He said he wanted peace. But even Joe Goldberg couldn’t stop watching. Not the news. Not the grid. Not you.
In the age of 24/7 connection, it’s easy to confuse movement with meaning. We scroll, we click, we hustle, we obsess. But the question is: are we present?
The Truth Joe Ignored
Joe had the books, the playlists, the romantic ideals of a quiet life in the woods. But peace isn’t about scenery—it’s about surrender. And he couldn’t surrender the need to control.
We do this, too. We say we want to slow down. But our phones say otherwise. Our inboxes say otherwise. Our thoughts refuse to shut up.
He let distraction become addiction. We can’t afford to do the same.

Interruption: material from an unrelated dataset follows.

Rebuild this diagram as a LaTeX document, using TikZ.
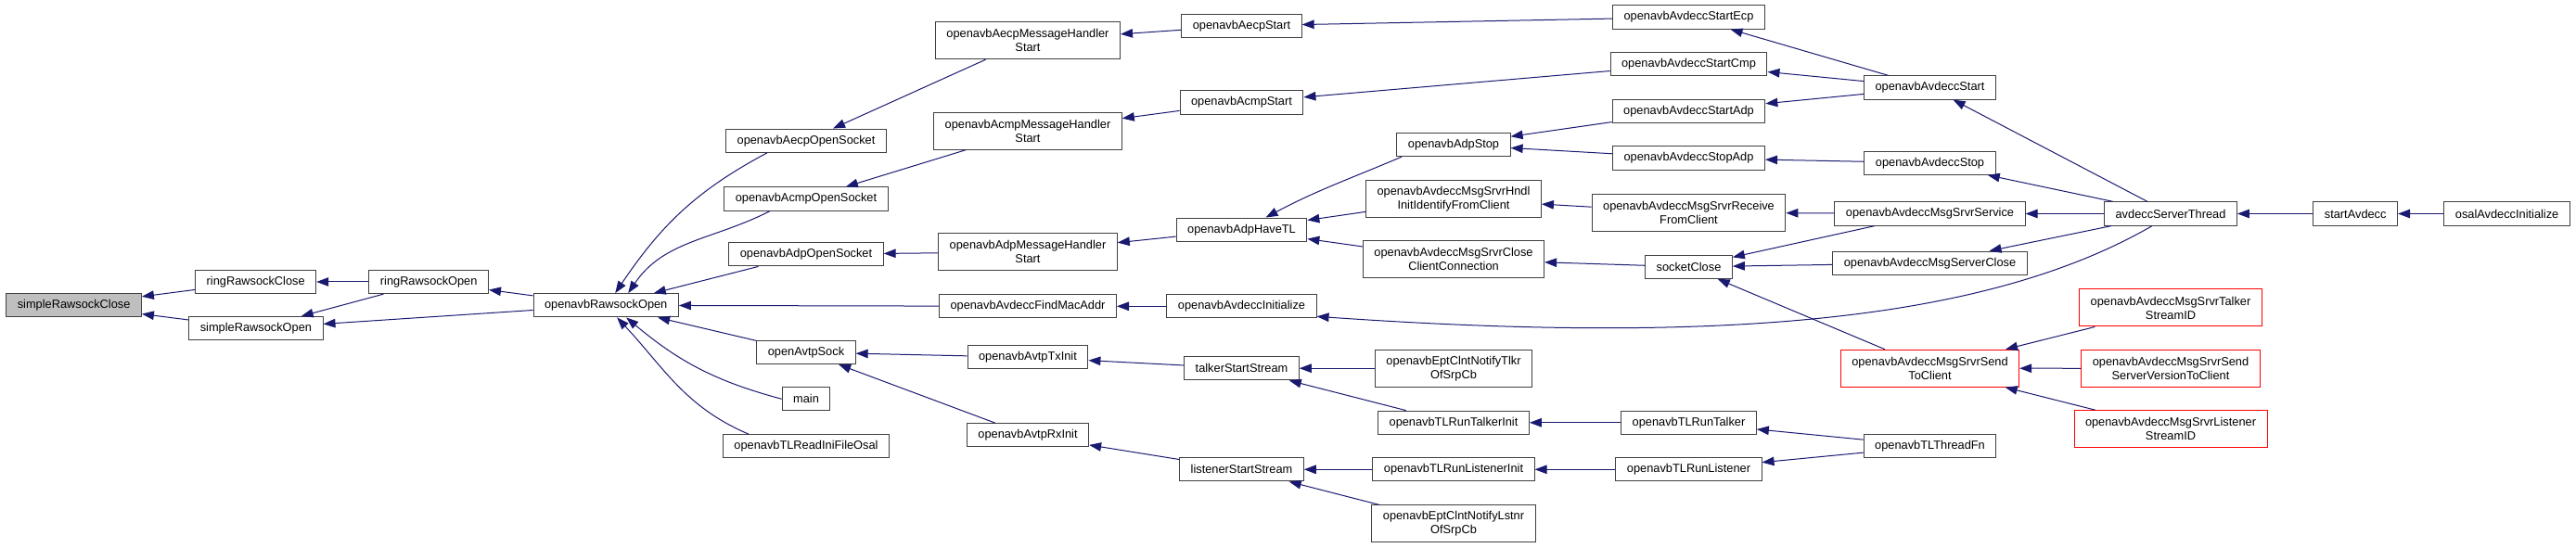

Slow Sunday is a Rebellion
In a world that monetizes your attention and applauds burnout as a badge of honor, choosing stillness is revolutionary. It’s not about laziness. It’s about deliberate presence.
It’s about:
- Making coffee without checking email.
- Going for a walk without headphones.
- Journaling not for productivity, but for clarity.
- Lighting a candle and doing nothing but breathe for 10 minutes.
It’s letting your nervous system catch up with your ambition.
What Distraction Costs You
Joe lost Love. Lost Henry. Lost himself.
When you can’t slow down, you forget what matters. You mistake urgency for importance. You forget your why. You chase things that don’t even belong to you.
You build a business that looks good online but drains you offline. You say yes when your soul is screaming no. You become a curator of chaos instead of the author of your own life.
Today’s Assignment: Sit With Yourself
Just you. No podcasts. No planners. No Pinterest.
Ask:
- Where am I rushing?
- What am I avoiding?
- What would I do today if I trusted the pace of my own life?
Write it down. Sit with the discomfort. Let silence do its work.
Final Thought:
Even Joe, master of control and manipulation, forgot the one rule that could have saved him:
You cannot outrun the noise unless you learn to sit in the quiet.
So today, we slow down. Not to fall behind. But to remember who we are when the world stops watching.
Your obsession can wait. Your inbox can wait. Your peace cannot.